Provided data
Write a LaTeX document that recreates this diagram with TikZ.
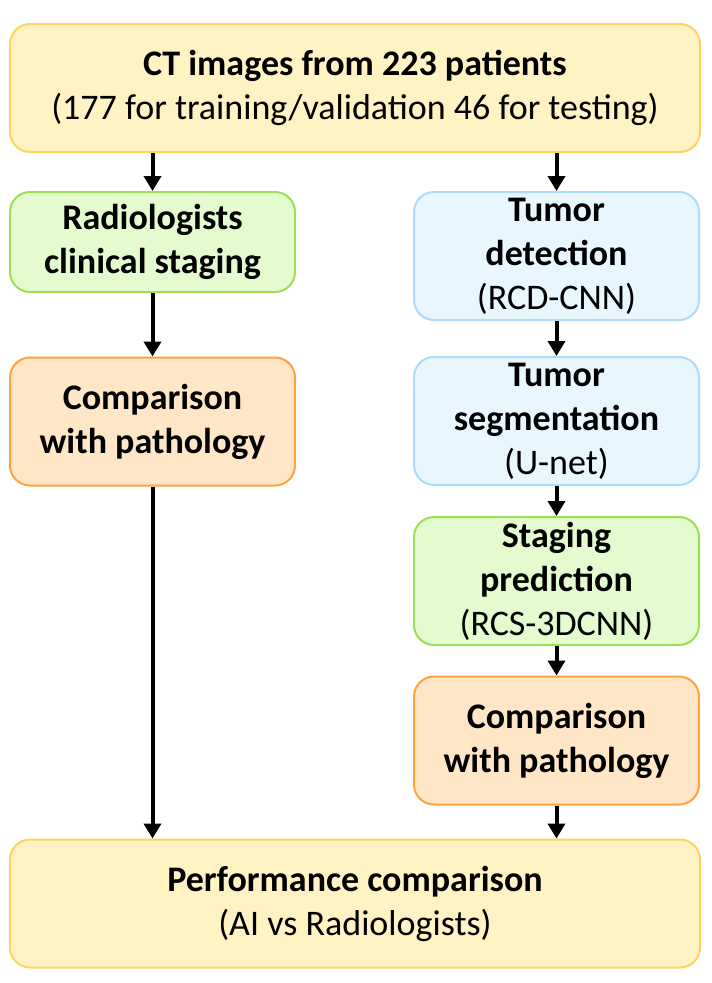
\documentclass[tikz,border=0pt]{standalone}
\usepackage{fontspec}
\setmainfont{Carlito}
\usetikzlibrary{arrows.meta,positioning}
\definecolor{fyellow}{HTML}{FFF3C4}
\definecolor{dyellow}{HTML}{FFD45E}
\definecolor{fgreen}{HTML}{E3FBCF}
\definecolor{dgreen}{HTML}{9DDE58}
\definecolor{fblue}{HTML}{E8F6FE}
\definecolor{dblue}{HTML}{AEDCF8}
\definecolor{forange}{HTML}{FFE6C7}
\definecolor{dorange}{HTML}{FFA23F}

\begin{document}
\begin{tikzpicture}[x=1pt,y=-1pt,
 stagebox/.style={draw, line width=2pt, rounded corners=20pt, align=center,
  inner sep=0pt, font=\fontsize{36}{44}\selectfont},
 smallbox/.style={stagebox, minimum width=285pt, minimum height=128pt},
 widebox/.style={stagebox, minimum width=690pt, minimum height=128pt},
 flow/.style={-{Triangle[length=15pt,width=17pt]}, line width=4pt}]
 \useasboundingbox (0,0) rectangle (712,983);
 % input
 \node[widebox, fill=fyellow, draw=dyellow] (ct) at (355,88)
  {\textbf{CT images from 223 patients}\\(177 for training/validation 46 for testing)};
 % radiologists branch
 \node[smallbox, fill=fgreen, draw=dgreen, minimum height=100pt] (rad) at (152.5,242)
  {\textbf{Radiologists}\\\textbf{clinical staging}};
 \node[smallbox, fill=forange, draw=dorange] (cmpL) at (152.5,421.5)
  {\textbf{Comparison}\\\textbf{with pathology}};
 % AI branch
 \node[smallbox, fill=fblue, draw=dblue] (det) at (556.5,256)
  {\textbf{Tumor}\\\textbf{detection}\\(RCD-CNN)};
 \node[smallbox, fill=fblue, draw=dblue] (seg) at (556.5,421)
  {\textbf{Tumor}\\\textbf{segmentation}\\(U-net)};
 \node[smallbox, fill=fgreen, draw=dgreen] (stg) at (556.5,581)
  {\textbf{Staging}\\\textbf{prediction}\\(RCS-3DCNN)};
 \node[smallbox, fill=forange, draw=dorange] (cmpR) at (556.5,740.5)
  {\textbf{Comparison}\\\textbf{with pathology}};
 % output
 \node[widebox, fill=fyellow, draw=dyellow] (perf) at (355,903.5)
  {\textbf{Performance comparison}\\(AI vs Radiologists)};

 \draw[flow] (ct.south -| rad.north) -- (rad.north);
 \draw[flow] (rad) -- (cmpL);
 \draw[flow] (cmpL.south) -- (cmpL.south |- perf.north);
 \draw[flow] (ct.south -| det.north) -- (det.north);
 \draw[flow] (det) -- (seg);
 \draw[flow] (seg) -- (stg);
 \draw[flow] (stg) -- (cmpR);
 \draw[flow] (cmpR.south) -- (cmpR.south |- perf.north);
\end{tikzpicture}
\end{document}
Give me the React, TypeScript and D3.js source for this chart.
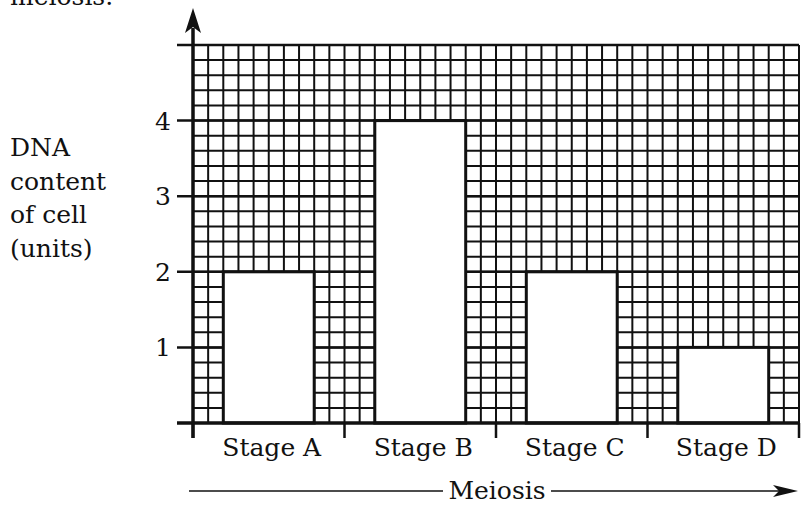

What you should do
Reproduce each line of the entries in which the word "this" is found.

Output
Write a LaTeX document that recreates this diagram with TikZ.
Give me the React, TypeScript and D3.js source for this chart.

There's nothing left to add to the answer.